New York magazine is considered one of the most prestigious magazines in America. New York magazine is no longer able to publish a weekly print edition. We were not joking when we told you thousands of times that print is dead.

Starting next March, New York will print only two issues a month. David Carr sums up the unavoidable logical reason why:

Digital revenues have been growing at a rate of 15 percent year-over-year, and in the coming year will surpass print advertising revenues, according to Mr. Burstein. But part of the reason those lines are crossing is that the print revenues are plummeting.
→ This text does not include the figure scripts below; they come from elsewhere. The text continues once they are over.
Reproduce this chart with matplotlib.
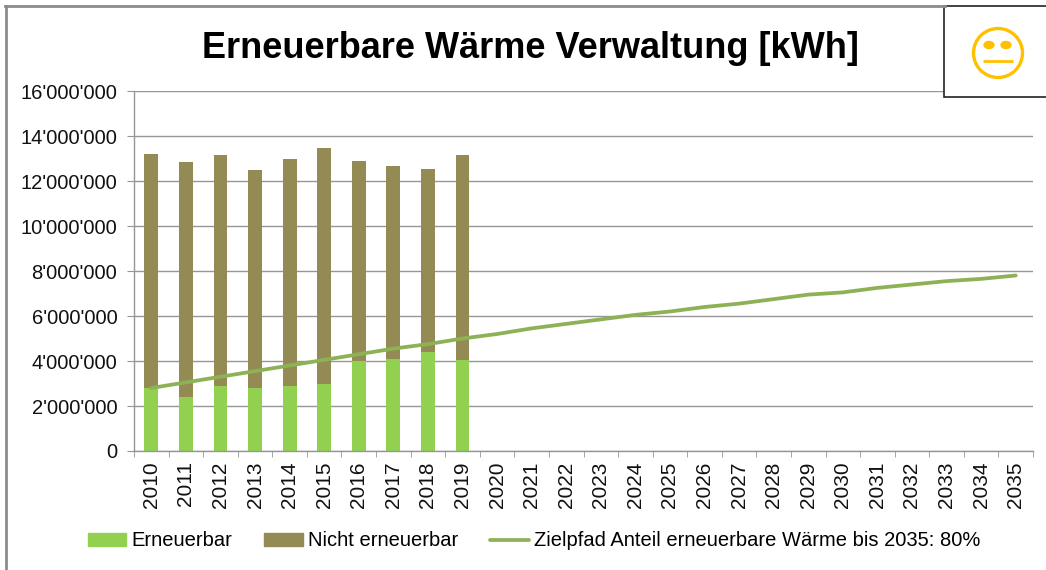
import numpy as np
from matplotlib import pyplot as plt
from matplotlib.patches import Circle, Ellipse, Rectangle
from matplotlib.lines import Line2D
from matplotlib.ticker import FuncFormatter

plt.rcParams['font.family'] = ['Liberation Sans', 'DejaVu Sans']

years = [str(y) for y in range(2010, 2036)]
erneuerbar = [2.80e6, 2.40e6, 2.90e6, 2.80e6, 2.90e6, 3.00e6, 4.00e6, 4.10e6, 4.40e6, 4.05e6]
nicht_erneuerbar = [10.40e6, 10.45e6, 10.25e6, 9.70e6, 10.10e6, 10.45e6, 8.90e6, 8.55e6, 8.15e6, 9.10e6]
zielpfad = [2.80e6, 3.05e6, 3.30e6, 3.55e6, 3.80e6, 4.05e6, 4.30e6, 4.55e6, 4.75e6, 5.00e6,
            5.20e6, 5.45e6, 5.65e6, 5.85e6, 6.05e6, 6.20e6, 6.40e6, 6.55e6, 6.75e6, 6.95e6,
            7.05e6, 7.25e6, 7.40e6, 7.55e6, 7.65e6, 7.80e6]

W, H = 1046, 570
green = '#92D050'
brown = '#948A54'
linecol = '#8DB255'
gridcol = '#969696'


def swiss(v, pos):
    return f"{int(v):,}".replace(",", "'")


fig = plt.figure(figsize=(W/100, H/100), dpi=100)
ax = fig.add_axes([134/W, 1-451/H, (1033-134)/W, (451-91)/H])

x = np.arange(len(years))
n = len(erneuerbar)
ax.bar(x[:n], erneuerbar, width=0.4, color=green, zorder=2)
ax.bar(x[:n], nicht_erneuerbar, width=0.4, bottom=erneuerbar, color=brown, zorder=2)
ax.plot(x, zielpfad, color=linecol, lw=2.7, zorder=3, solid_capstyle='round')

ax.set_xlim(-0.5, len(years)-0.5)
ax.set_ylim(0, 16e6)
ax.set_yticks(np.arange(0, 16e6+1, 2e6))
ax.yaxis.set_major_formatter(FuncFormatter(swiss))
ax.grid(axis='y', color=gridcol, lw=1)
ax.set_axisbelow(True)
for s in ['top', 'right']:
    ax.spines[s].set_visible(False)
for s in ['left', 'bottom']:
    ax.spines[s].set_color(gridcol)
    ax.spines[s].set_linewidth(1)

ax.set_xticks(np.arange(len(years)+1)-0.5, minor=True)
ax.set_xticks(x)
ax.set_xticklabels(years, rotation=90, fontsize=15, color='#111111')
ax.tick_params(axis='x', which='major', length=0, pad=7.5)
ax.tick_params(axis='x', which='minor', length=4.5, color=gridcol)
ax.tick_params(axis='y', length=5, color=gridcol, labelsize=14.5, labelcolor='#111111', pad=7)

fig.text(530/W, 1-48/H, "Erneuerbare Wärme Verwaltung [kWh]", ha='center', va='center',
         fontsize=26, fontweight='bold', color='black')

handles = [Rectangle((0, 0), 1, 1, color=green), Rectangle((0, 0), 1, 1, color=brown),
           Line2D([0], [0], color=linecol, lw=2.7, solid_capstyle='round')]
labels = ["Erneuerbar", "Nicht erneuerbar", "Zielpfad Anteil erneuerbare Wärme bis 2035: 80%"]
fig.legend(handles, labels, loc='center', bbox_to_anchor=(534/W, 1-541/H), ncol=3, frameon=False,
           fontsize=14.5, handlelength=1.9, handleheight=0.6, handletextpad=0.25, columnspacing=1.6)

# overlay in pixel coordinates for the frame and the smiley box
ov = fig.add_axes([0, 0, 1, 1], zorder=5)
ov.set_xlim(0, W)
ov.set_ylim(H, 0)
ov.axis('off')
ov.patch.set_alpha(0)
ov.plot([6, 6], [6, H], color='#8c8c8c', lw=2)
ov.plot([5, 945], [6, 6], color='#8c8c8c', lw=2)
ov.add_patch(Rectangle((944, 6), 110, 91, fc='white', ec='#222222', lw=1.2))
yellow = '#FFC000'
ov.add_patch(Circle((998, 53), 24.5, fc='none', ec=yellow, lw=2.4))
ov.add_patch(Ellipse((989, 45), 10, 7, color=yellow))
ov.add_patch(Ellipse((1006, 45), 10, 7, color=yellow))
ov.plot([983, 1013], [61, 61], color=yellow, lw=2, solid_capstyle='butt')

fig.savefig("out.png", dpi=100)
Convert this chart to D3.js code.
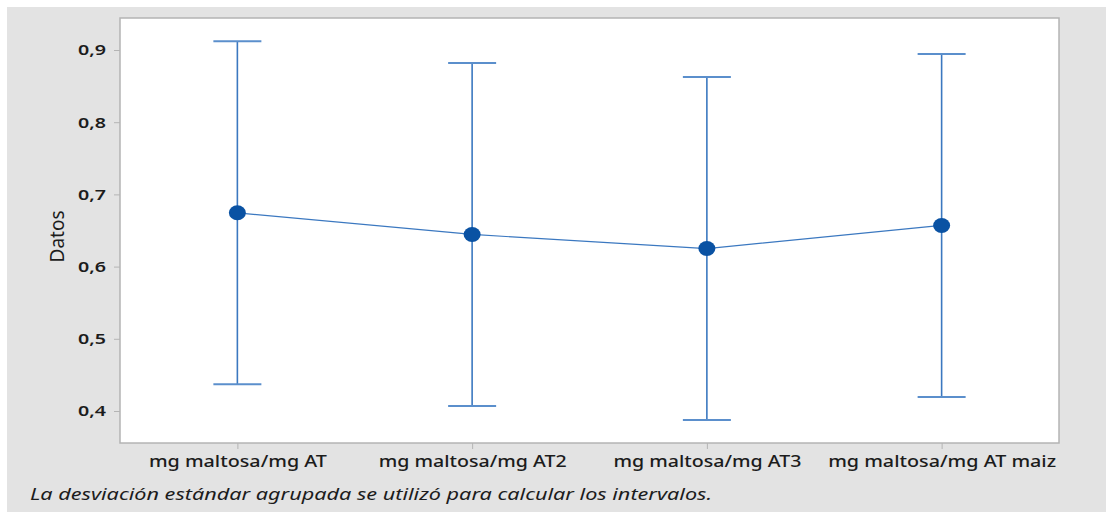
<!DOCTYPE html>
<html>
<head>
<meta charset="utf-8">
<script src="https://cdn.jsdelivr.net/npm/d3@7"></script>
<style>
  html, body { margin: 0; padding: 0; background: #ffffff; }
  svg { display: block; }
  text { font-family: "Noto Sans", "Open Sans", sans-serif; fill: #1c1c1c; }
</style>
</head>
<body>
<svg id="chart" width="1106" height="512"></svg>
<script>
// Interval plot: mean and interval per group (pooled standard deviation)
const categories = ["mg maltosa/mg AT", "mg maltosa/mg AT2", "mg maltosa/mg AT3", "mg maltosa/mg AT maiz"];
const means = [0.6745, 0.6445, 0.6250, 0.6570];
const upper = [0.9120, 0.8820, 0.8625, 0.8945];
const lower = [0.4370, 0.4070, 0.3875, 0.4195];
const yTicks = [0.4, 0.5, 0.6, 0.7, 0.8, 0.9];
const yTickLabels = ["0,4", "0,5", "0,6", "0,7", "0,8", "0,9"];
const yTitle = "Datos";
const footnote = "La desviación estándar agrupada se utilizó para calcular los intervalos.";

const svg = d3.select("#chart");
const W = 1106, H = 512;
const plot = { left: 120, right: 1059, top: 18, bottom: 443 };

// page background
svg.append("rect").attr("x", 0).attr("y", 0).attr("width", W).attr("height", H).attr("fill", "#ffffff");
svg.append("rect").attr("x", 7).attr("y", 7).attr("width", W - 7).attr("height", H - 7).attr("fill", "#e3e3e3");

const y = d3.scaleLinear()
  .domain([0.4 - 32 / 722, 0.9 + 32 / 722])
  .range([plot.bottom, plot.top]);

const x = d3.scalePoint()
  .domain(categories)
  .range([plot.left, plot.right])
  .padding(0.5);

// plot area
svg.append("rect")
  .attr("x", plot.left).attr("y", plot.top)
  .attr("width", plot.right - plot.left).attr("height", plot.bottom - plot.top)
  .attr("fill", "#ffffff")
  .attr("stroke", "#b4b4b4").attr("stroke-width", 1.5);

// y axis
const yAxis = svg.append("g")
  .attr("transform", `translate(${plot.left},0)`)
  .call(d3.axisLeft(y).tickValues(yTicks).tickSize(6).tickPadding(8)
    .tickFormat((d, i) => yTickLabels[i]));
yAxis.select(".domain").remove();
yAxis.selectAll(".tick line").attr("stroke", "#b4b4b4");
yAxis.selectAll(".tick text")
  .attr("font-size", 15).attr("font-weight", 600)
  .attr("fill", "#222")
  .attr("textLength", 28).attr("lengthAdjust", "spacingAndGlyphs");

// x axis
const xAxis = svg.append("g")
  .attr("transform", `translate(0,${plot.bottom})`)
  .call(d3.axisBottom(x).tickSize(6).tickPadding(7));
xAxis.select(".domain").remove();
xAxis.selectAll(".tick line").attr("stroke", "#b4b4b4");
const labelWidths = { "mg maltosa/mg AT": 178, "mg maltosa/mg AT2": 188, "mg maltosa/mg AT3": 188, "mg maltosa/mg AT maiz": 228 };
xAxis.selectAll(".tick text")
  .attr("font-size", 16).attr("font-weight", 500)
  .attr("fill", "#1c1c1c")
  .attr("textLength", d => labelWidths[d]).attr("lengthAdjust", "spacingAndGlyphs");

// y title
svg.append("text")
  .attr("transform", `translate(64,${(plot.top + plot.bottom) / 2 + 6}) rotate(-90)`)
  .attr("text-anchor", "middle")
  .attr("font-size", 19)
  .attr("textLength", 52).attr("lengthAdjust", "spacingAndGlyphs")
  .text(yTitle);

// footnote
svg.append("text")
  .attr("x", 30).attr("y", 500)
  .attr("font-size", 16).attr("font-style", "italic")
  .attr("fill", "#1c1c1c")
  .attr("textLength", 682).attr("lengthAdjust", "spacingAndGlyphs")
  .text(footnote);

const data = categories.map((c, i) => ({ c, m: means[i], lo: lower[i], hi: upper[i] }));
const barColor = "#3b78c0";
const capHalf = 24;

// interval bars
const bars = svg.append("g");
bars.selectAll("line.v").data(data).join("line")
  .attr("class", "v")
  .attr("x1", d => x(d.c)).attr("x2", d => x(d.c))
  .attr("y1", d => y(d.hi)).attr("y2", d => y(d.lo))
  .attr("stroke", barColor).attr("stroke-width", 1.6);
bars.selectAll("line.capHi").data(data).join("line")
  .attr("class", "capHi")
  .attr("x1", d => x(d.c) - capHalf).attr("x2", d => x(d.c) + capHalf)
  .attr("y1", d => y(d.hi)).attr("y2", d => y(d.hi))
  .attr("stroke", "#5b8fcc").attr("stroke-width", 2);
bars.selectAll("line.capLo").data(data).join("line")
  .attr("class", "capLo")
  .attr("x1", d => x(d.c) - capHalf).attr("x2", d => x(d.c) + capHalf)
  .attr("y1", d => y(d.lo)).attr("y2", d => y(d.lo))
  .attr("stroke", "#5b8fcc").attr("stroke-width", 2);

// mean connecting line
svg.append("path")
  .datum(data)
  .attr("fill", "none")
  .attr("stroke", barColor).attr("stroke-width", 1.2)
  .attr("d", d3.line().x(d => x(d.c)).y(d => y(d.m)));

// mean markers
svg.append("g").selectAll("ellipse").data(data).join("ellipse")
  .attr("cx", d => x(d.c)).attr("cy", d => y(d.m))
  .attr("rx", 8.5).attr("ry", 7.5)
  .attr("fill", "#0a52a3");
</script>
</body>
</html>
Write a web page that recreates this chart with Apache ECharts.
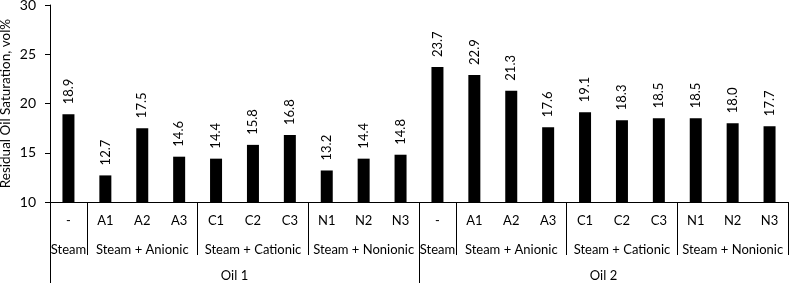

Print has been a technological anachronism for years now. But newspapers and magazines continued to reap good profits from print ads, so they continued printing. As digital ad revenue inevitably rises and print circulation inevitably drops, more and more magazines will choose to invest more and more online, and more and more print issues will fall away. Print will never truly die—like radio and other once-dominant media channels, it will just shrink down to a more modest size as other, more popular, superior media technologies eat away at its user base. So this is all a process of right-sizing, really. The worst thing about it is the loss of jobs that will hit the print lifers who were unlucky enough to be too old to get rehired elsewhere (though those jobs will be replaced, to some extent, by jobs online).

The second-worst thing about it is all the dewy paeans to print that we will all be forced to endure by nostalgic media people. None of these should be read, or written.

The best thing about it is the satisfaction of knowing that Adam Moss is now basically a website editor.